Burns Supper
24 January 2011

The Anstruther Rotary Club’s meeting on January 24th at the Craw’s Nest Hotel was its annual Burns supper, where members and guests enjoyed a meal of haggis, neeps and tatties, followed by superb entertainment celebrating the work of the great poet.

John Mitchell piped in the haggis.  senior vice-president Derek Mathie took the chair, and then president John Wood provided an excellent address ‘To a Haggis’. This was followed, after the meal, by The Immortal Memory presented by club member Andrew Lindsay. Andrew convincingly argued that through his writing one really gets to know Burns as a person. Also, as well as giving Scots pride in their language, Burns celebrated fundamental human values, concerning goodwill, friendship, shared responsibility and truth.
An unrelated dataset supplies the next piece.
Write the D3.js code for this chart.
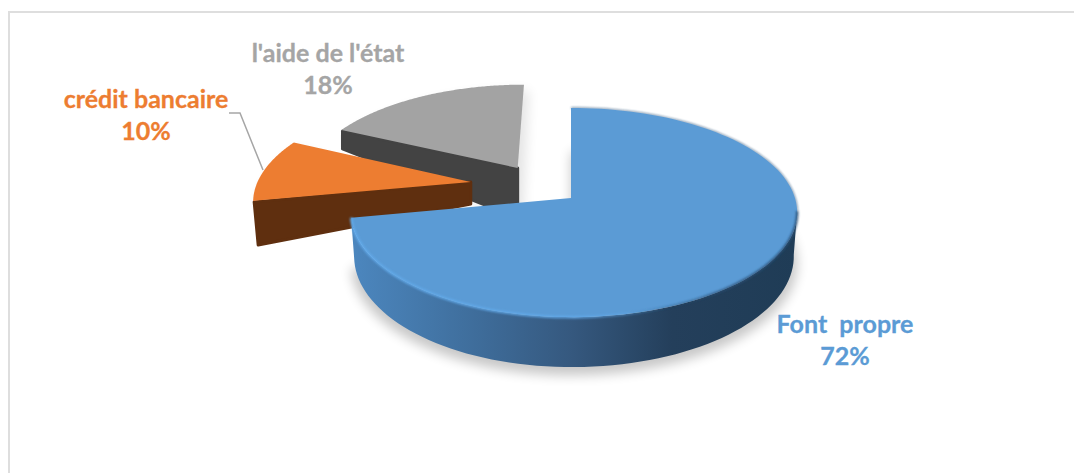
<!DOCTYPE html>
<html>
<head>
<meta charset="utf-8">
<script src="https://d3js.org/d3.v7.min.js"></script>
<style>
  html, body { margin: 0; background: #fff; }
  text { font-family: Lato, "Open Sans", sans-serif; font-weight: 700; }
</style>
</head>
<body>
<div id="chart"></div>
<script>
// values
const categories = ["Font  propre", "crédit bancaire", "l'aide de l'état"];
const values = [72, 10, 18];
const topColors = ["#5b9bd5", "#ed7d31", "#a3a3a3"];
const wallColors = ["#3f6f9c", "#5f2f0f", "#434343"];
const labelColors = ["#5b9bd5", "#ed7d31", "#a5a5a5"];

const width = 1074;
const height = 473;

// pie plane -> screen, a small perspective so the back of the disc is squeezed
const cx = 571, cy = 198, rxRight = 224, rxLeft = 218, ry = 102.6, persp = 0.139;
const project = (u, v) => {
  const w = 1 + persp * v;
  return [cx + ((u < 0 ? rxLeft : rxRight) * u) / w, cy - (ry * v) / w];
};

// how far each slice is pulled out, in pie radii, and how deep its wall is
const explode = [[0, 0], [-0.47, 0.159], [-0.255, 0.305]];
const rimDepth = [43, 45, 20];
const apexDepth = [43, 23, 51];

const svg = d3.select("#chart").append("svg")
  .attr("width", width)
  .attr("height", height)
  .style("display", "block");

const defs = svg.append("defs");
const blur = (id, dev) => defs.append("filter").attr("id", id)
  .attr("x", "-20%").attr("y", "-20%")
  .attr("width", "140%").attr("height", "140%")
  .append("feGaussianBlur").attr("stdDeviation", dev);
blur("soft", 6);
blur("edge", 1);

const gradient = (id, stops) => {
  const grad = defs.append("linearGradient")
    .attr("id", id)
    .attr("gradientUnits", "userSpaceOnUse")
    .attr("x1", 350).attr("x2", 797).attr("y1", 0).attr("y2", 0);
  stops.forEach(([o, c, a]) => grad.append("stop")
    .attr("offset", o)
    .attr("stop-color", c)
    .attr("stop-opacity", a));
};
gradient("blue-wall", [[0, "#4c87bf", 1], [0.25, "#40709f", 1], [0.5, "#35587e", 1], [0.72, "#243f5b", 1], [1, "#1f3c56", 1]]);
gradient("rim-light", [[0, "#62aaea", 1], [0.5, "#62aaea", 0.9], [0.72, "#62aaea", 0]]);
gradient("rim-dark", [[0.62, "#1f3c56", 0], [0.85, "#2a4f75", 0.8], [1, "#2a4f75", 0.9]]);

// chart frame, it runs off the right and bottom of the picture
svg.append("rect")
  .attr("x", 9).attr("y", 12)
  .attr("width", 1080).attr("height", 480)
  .attr("fill", "#fff")
  .attr("stroke", "#dedede")
  .attr("stroke-width", 2);

const pie = d3.pie().sort(null).value((d) => d);
const arcs = pie(values);

const line = d3.line();

// outer edge of a slice sampled along its angle range
const rimPoints = (a, i, depth = 0, scale = 1) => {
  const steps = d3.range(0, 121).map((s) => a.startAngle + ((a.endAngle - a.startAngle) * s) / 120);
  return steps.map((t) => {
    const v = Math.cos(t) + explode[i][1];
    const [x, y] = project(Math.sin(t) + explode[i][0], v);
    return [cx + (x - cx) * scale, y + depth / (1 + persp * v)];
  });
};
const apex = (i) => project(explode[i][0], explode[i][1]);

const g = svg.append("g");

// drop shadow under the big slice
const blue = arcs[0];
g.append("path")
  .attr("d", line(rimPoints(blue, 0, 50).concat([[cx, cy + 20]])) + "Z")
  .attr("fill", "#000")
  .attr("opacity", 0.22)
  .attr("filter", "url(#soft)");

// back slices first, big one last
[2, 1].forEach((i) => {
  const rim = rimPoints(arcs[i], i);
  const tip = apex(i);
  // the visible wall is the radial face running out to the slice's left end
  const outer = rim[0];
  const gr = g.append("g").attr("class", "slice");
  gr.append("path")
    .attr("d", line(rim.concat([[tip[0], tip[1] + apexDepth[i]]])) + "Z")
    .attr("fill", "#000")
    .attr("opacity", 0.1)
    .attr("transform", "translate(5,6)")
    .attr("filter", "url(#soft)");
  gr.append("path")
    .attr("d", line([
      [outer[0] + 1, outer[1] + 1],
      tip,
      [tip[0], tip[1] + apexDepth[i] - 1],
      [outer[0] + (i === 1 ? 5 : 1), outer[1] + rimDepth[i] - 1],
    ]) + "Z")
    .attr("fill", wallColors[i])
    .attr("stroke", wallColors[i])
    .attr("stroke-width", 3)
    .attr("stroke-linejoin", "round");
  gr.append("path")
    .attr("d", line(rim.concat([tip])) + "Z")
    .attr("fill", topColors[i]);
});

// big slice: wall, top, bevelled rim
const topRim = rimPoints(blue, 0);
const lowRim = rimPoints(blue, 0, rimDepth[0], 0.985);
const rightmost = d3.greatestIndex(topRim, (p) => p[0]);
g.append("path")
  .attr("d", line(topRim.slice(rightmost).concat(lowRim.slice(rightmost).reverse())) + "Z")
  .attr("fill", "url(#blue-wall)");
// dark radial edge at twelve o'clock
g.append("path")
  .attr("d", line([apex(0), topRim[0]]))
  .attr("stroke", "#1f3c56")
  .attr("stroke-width", 2)
  .attr("filter", "url(#edge)");
g.append("path")
  .attr("d", line(topRim.slice(0, rightmost + 1)))
  .attr("fill", "none")
  .attr("stroke", "#2a4f75")
  .attr("stroke-width", 1.5)
  .attr("opacity", 0.7)
  .attr("filter", "url(#edge)");
g.append("path")
  .attr("d", line(topRim.concat([apex(0)])) + "Z")
  .attr("fill", topColors[0]);
g.append("path")
  .attr("d", line(topRim.slice(rightmost)))
  .attr("fill", "none")
  .attr("stroke", "url(#rim-dark)")
  .attr("stroke-width", 2.5)
  .attr("filter", "url(#edge)");
g.append("path")
  .attr("d", line(topRim.slice(rightmost)))
  .attr("fill", "none")
  .attr("stroke", "url(#rim-light)")
  .attr("stroke-width", 2.5)
  .attr("filter", "url(#edge)");

// leader line for the orange slice
svg.append("path")
  .attr("d", line([[229, 113], [240, 113], [263, 170]]))
  .attr("fill", "none")
  .attr("stroke", "#a6a6a6")
  .attr("stroke-width", 1.5);

// labels
const labelX = [845, 146, 328];
const labelY = [333, 108, 62];
const labels = svg.append("g")
  .attr("text-anchor", "middle")
  .attr("font-size", 25);
categories.forEach((c, i) => {
  const t = labels.append("text")
    .attr("x", labelX[i])
    .attr("y", labelY[i])
    .attr("fill", labelColors[i])
    .attr("stroke", labelColors[i])
    .attr("stroke-width", 0.3);
  t.append("tspan").style("white-space", "pre").text(c);
  t.append("tspan").attr("x", labelX[i]).attr("dy", 32).text(`${values[i]}%`);
});
</script>
</body>
</html>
Ian Brunton then followed with The Toast to the Lassies, which had some interesting points about the teasing relationship between men and women, and also about the different types of women in Burns’ life; there were also a large number of irreverent jokes in Ian’s affectionate, but slightly insulting speech. Councillor Elizabeth Riches had the somewhat daunting task of replying to this, but she rose splendidly to the challenge, with her theme of ‘What exactly are Laddies for’?  Fortunately she was able to find one or two positive answers to this extremely difficult question.

Club members then read some of Burns’ better known poems. Graham Meacher gave an eloquent rendition of ‘Holy Willie’s Prayer’; John O’Neill appropriately read the ‘Address to the Toothache’; Alastair Graham presented ‘To a Mouse’; and Bill Henderson, with great passion, ‘A Man’s a Man for a’ That’. In between, club member Roderick Skinner, drawing on the fact that Burns was a ploughman’s poet, presented his own hilarious poem, in Burns’ style, about the contrast between the agriculture of present-day times and the agriculture of Burns’ day.

And finally club members were privileged to hear Tam o’ Shanter in a brilliant rendition by guest Peter Peddie. Derek Mathie then proposed the vote of thanks, which included an appreciation of club member Jim Braid, the organisational brains behind a very successful evening.